## Problem details
Leave out the pictures and set down exactly the lines from the start of the listing through the one with "255, 257.5, 260];", both included.

::::

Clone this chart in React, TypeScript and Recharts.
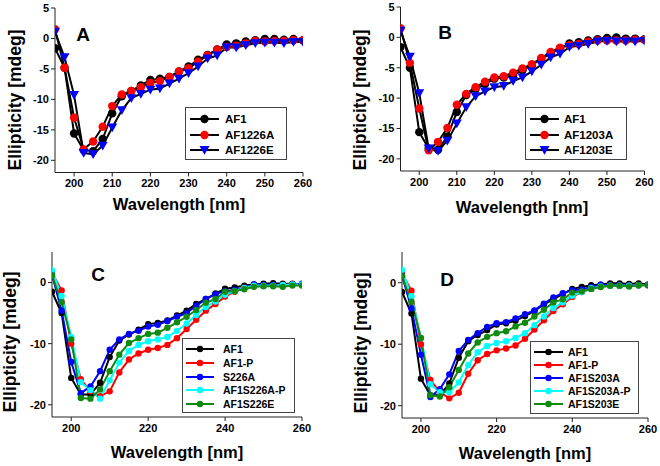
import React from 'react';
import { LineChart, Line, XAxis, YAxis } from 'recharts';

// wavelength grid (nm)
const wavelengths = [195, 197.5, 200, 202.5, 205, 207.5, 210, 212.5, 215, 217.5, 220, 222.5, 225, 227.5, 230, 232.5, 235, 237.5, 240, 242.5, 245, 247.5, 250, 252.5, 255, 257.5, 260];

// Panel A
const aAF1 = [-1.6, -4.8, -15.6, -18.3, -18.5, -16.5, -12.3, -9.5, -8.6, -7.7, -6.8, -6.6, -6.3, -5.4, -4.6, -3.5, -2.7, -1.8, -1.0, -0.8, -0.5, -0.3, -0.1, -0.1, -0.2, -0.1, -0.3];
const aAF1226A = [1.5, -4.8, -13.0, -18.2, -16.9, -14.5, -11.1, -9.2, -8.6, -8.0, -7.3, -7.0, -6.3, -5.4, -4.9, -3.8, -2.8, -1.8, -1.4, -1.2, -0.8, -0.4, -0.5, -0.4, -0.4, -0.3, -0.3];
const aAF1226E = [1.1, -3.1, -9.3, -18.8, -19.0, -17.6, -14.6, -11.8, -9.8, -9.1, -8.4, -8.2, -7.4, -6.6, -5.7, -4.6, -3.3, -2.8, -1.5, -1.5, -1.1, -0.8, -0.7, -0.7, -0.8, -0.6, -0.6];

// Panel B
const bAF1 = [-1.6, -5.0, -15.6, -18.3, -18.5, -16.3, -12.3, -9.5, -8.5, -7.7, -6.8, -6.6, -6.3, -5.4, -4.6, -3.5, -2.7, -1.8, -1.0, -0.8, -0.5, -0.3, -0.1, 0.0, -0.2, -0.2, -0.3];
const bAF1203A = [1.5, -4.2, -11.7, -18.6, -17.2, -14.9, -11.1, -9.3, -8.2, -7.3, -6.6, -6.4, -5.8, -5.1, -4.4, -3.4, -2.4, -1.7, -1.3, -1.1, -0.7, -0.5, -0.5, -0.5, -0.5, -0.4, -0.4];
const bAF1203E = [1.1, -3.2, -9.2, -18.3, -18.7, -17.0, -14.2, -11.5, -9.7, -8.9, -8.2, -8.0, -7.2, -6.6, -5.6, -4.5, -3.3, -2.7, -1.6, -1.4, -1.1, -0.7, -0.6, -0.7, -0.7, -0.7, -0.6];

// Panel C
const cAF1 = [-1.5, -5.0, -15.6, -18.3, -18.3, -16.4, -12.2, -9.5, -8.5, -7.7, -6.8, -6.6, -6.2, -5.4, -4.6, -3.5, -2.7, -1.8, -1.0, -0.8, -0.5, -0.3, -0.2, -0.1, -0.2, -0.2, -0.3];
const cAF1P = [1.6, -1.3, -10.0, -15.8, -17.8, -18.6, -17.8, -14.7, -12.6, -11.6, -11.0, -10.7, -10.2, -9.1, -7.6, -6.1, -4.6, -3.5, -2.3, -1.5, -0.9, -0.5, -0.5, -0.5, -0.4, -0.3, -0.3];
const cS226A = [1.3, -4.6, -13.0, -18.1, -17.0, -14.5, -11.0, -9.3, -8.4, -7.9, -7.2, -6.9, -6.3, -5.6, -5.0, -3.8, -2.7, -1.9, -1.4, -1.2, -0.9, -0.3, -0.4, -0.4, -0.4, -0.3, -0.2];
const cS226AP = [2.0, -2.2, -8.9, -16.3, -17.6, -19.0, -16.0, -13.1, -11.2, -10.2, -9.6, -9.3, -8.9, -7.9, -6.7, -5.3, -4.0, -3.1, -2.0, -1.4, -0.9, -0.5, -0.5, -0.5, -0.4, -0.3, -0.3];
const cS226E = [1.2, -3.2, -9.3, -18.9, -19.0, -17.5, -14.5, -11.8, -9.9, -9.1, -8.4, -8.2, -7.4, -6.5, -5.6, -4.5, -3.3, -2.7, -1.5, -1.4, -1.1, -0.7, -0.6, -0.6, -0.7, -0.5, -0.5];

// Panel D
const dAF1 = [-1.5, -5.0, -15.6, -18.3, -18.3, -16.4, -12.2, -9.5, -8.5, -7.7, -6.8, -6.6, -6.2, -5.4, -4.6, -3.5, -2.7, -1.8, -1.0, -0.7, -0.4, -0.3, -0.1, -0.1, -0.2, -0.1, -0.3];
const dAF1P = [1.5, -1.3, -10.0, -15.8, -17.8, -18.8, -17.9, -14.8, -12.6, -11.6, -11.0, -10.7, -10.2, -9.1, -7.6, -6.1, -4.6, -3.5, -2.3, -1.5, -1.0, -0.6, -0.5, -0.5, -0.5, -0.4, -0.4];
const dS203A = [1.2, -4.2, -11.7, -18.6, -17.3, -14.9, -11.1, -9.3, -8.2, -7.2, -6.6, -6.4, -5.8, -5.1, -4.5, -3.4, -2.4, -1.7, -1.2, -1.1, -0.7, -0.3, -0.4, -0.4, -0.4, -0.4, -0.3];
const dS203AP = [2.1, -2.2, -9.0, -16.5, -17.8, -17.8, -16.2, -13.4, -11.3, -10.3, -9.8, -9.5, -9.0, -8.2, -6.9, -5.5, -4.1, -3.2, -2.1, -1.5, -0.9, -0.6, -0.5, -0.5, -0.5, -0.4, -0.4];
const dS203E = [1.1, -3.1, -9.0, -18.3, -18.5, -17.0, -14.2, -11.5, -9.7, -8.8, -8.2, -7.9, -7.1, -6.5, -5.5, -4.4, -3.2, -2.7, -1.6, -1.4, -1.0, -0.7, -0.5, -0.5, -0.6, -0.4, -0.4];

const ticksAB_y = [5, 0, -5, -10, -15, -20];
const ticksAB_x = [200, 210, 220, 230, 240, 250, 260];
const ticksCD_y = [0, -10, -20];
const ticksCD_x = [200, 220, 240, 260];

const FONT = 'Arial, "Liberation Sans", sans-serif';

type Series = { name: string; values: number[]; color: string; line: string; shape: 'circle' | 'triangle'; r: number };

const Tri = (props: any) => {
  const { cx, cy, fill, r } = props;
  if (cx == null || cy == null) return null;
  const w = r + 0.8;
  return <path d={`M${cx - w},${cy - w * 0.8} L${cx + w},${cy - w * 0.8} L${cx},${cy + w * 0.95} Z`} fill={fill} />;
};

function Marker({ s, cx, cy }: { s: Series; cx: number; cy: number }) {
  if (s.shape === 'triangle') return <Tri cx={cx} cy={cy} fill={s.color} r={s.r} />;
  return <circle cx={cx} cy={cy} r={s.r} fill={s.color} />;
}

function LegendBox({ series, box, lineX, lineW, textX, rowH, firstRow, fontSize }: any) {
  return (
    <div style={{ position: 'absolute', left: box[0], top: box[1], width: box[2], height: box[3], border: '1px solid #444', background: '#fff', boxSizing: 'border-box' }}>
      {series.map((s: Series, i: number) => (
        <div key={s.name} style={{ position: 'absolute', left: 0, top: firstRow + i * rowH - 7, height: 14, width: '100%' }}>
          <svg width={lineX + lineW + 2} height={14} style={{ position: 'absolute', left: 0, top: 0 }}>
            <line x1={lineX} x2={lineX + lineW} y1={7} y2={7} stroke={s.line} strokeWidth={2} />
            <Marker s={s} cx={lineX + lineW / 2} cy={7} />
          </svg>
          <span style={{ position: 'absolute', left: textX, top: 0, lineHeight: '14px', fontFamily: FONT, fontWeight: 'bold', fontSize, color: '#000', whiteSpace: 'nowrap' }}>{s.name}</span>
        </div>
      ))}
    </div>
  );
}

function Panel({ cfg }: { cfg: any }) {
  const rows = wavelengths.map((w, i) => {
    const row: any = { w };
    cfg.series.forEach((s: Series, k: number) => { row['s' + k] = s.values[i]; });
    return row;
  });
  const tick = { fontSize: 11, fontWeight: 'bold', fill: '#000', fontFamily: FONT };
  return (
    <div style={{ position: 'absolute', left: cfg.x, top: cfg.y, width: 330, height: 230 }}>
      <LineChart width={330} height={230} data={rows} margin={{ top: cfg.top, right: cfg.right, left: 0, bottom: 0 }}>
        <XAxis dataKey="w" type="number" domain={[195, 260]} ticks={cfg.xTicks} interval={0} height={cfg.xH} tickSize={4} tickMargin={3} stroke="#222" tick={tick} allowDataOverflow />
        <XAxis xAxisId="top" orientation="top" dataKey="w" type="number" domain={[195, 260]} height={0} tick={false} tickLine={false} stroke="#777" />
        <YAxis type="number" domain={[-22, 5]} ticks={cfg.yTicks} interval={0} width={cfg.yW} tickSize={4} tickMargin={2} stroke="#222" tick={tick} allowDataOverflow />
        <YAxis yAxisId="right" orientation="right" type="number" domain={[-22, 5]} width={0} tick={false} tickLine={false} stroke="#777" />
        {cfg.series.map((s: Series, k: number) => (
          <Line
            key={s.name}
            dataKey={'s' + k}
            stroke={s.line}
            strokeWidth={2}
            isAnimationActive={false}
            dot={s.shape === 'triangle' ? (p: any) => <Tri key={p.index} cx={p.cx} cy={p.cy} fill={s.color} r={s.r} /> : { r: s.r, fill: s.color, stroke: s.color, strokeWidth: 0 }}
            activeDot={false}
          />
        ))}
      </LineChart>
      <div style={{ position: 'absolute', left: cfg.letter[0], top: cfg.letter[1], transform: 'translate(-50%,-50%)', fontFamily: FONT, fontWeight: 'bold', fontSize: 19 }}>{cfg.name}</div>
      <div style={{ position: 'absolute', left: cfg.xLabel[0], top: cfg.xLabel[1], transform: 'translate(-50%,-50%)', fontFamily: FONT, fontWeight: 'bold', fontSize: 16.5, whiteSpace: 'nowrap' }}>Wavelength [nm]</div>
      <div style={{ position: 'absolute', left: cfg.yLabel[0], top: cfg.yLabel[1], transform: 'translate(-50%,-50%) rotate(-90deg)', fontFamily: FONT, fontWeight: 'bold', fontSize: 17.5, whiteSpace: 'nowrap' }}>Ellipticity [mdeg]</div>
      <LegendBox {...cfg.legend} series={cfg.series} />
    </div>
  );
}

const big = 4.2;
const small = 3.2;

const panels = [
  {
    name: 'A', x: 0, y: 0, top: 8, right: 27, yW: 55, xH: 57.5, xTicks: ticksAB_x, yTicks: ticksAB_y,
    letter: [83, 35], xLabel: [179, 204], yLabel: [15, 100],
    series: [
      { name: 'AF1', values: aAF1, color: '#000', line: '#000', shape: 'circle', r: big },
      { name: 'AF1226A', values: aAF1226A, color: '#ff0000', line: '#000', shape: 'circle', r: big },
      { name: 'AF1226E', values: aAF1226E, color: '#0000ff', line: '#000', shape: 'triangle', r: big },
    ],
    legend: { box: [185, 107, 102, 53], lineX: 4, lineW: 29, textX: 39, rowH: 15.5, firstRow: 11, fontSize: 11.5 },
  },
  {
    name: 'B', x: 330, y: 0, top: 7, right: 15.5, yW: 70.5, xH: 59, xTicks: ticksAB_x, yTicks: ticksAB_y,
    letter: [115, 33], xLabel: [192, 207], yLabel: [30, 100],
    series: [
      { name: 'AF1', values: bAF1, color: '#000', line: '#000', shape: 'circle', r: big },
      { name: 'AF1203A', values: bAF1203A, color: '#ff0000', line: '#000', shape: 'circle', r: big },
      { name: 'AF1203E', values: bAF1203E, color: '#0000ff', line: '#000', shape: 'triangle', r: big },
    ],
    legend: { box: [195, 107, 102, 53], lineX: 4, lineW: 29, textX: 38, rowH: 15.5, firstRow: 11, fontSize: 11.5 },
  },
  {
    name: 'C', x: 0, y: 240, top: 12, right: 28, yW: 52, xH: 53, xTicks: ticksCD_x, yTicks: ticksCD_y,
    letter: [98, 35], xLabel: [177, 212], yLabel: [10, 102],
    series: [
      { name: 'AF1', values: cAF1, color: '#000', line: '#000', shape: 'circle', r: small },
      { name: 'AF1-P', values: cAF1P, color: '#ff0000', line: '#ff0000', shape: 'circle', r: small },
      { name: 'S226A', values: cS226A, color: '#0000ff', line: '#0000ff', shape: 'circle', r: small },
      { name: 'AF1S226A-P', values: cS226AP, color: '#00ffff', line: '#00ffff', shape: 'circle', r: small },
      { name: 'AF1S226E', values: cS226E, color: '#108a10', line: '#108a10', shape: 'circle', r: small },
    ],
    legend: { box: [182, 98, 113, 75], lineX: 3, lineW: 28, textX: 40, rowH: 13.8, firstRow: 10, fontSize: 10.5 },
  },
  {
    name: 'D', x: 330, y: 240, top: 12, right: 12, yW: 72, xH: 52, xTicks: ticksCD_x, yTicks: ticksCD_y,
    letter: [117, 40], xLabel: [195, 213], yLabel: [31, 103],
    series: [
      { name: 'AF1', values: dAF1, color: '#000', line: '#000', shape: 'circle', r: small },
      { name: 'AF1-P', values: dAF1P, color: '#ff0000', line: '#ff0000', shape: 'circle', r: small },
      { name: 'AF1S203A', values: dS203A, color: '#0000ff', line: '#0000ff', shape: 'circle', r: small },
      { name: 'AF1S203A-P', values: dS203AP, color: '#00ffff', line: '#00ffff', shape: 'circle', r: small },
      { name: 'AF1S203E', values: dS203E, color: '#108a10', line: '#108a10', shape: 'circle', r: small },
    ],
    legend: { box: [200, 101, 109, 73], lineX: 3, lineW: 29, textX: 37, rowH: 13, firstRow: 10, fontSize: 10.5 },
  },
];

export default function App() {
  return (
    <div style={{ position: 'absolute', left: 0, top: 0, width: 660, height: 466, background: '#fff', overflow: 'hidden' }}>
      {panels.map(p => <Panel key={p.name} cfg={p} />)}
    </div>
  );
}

::::

## Full solution
Clone this chart in React, TypeScript and Recharts.
import React from 'react';
import { LineChart, Line, XAxis, YAxis } from 'recharts';

// wavelength grid (nm)
const wavelengths = [195, 197.5, 200, 202.5, 205, 207.5, 210, 212.5, 215, 217.5, 220, 222.5, 225, 227.5, 230, 232.5, 235, 237.5, 240, 242.5, 245, 247.5, 250, 252.5, 255, 257.5, 260];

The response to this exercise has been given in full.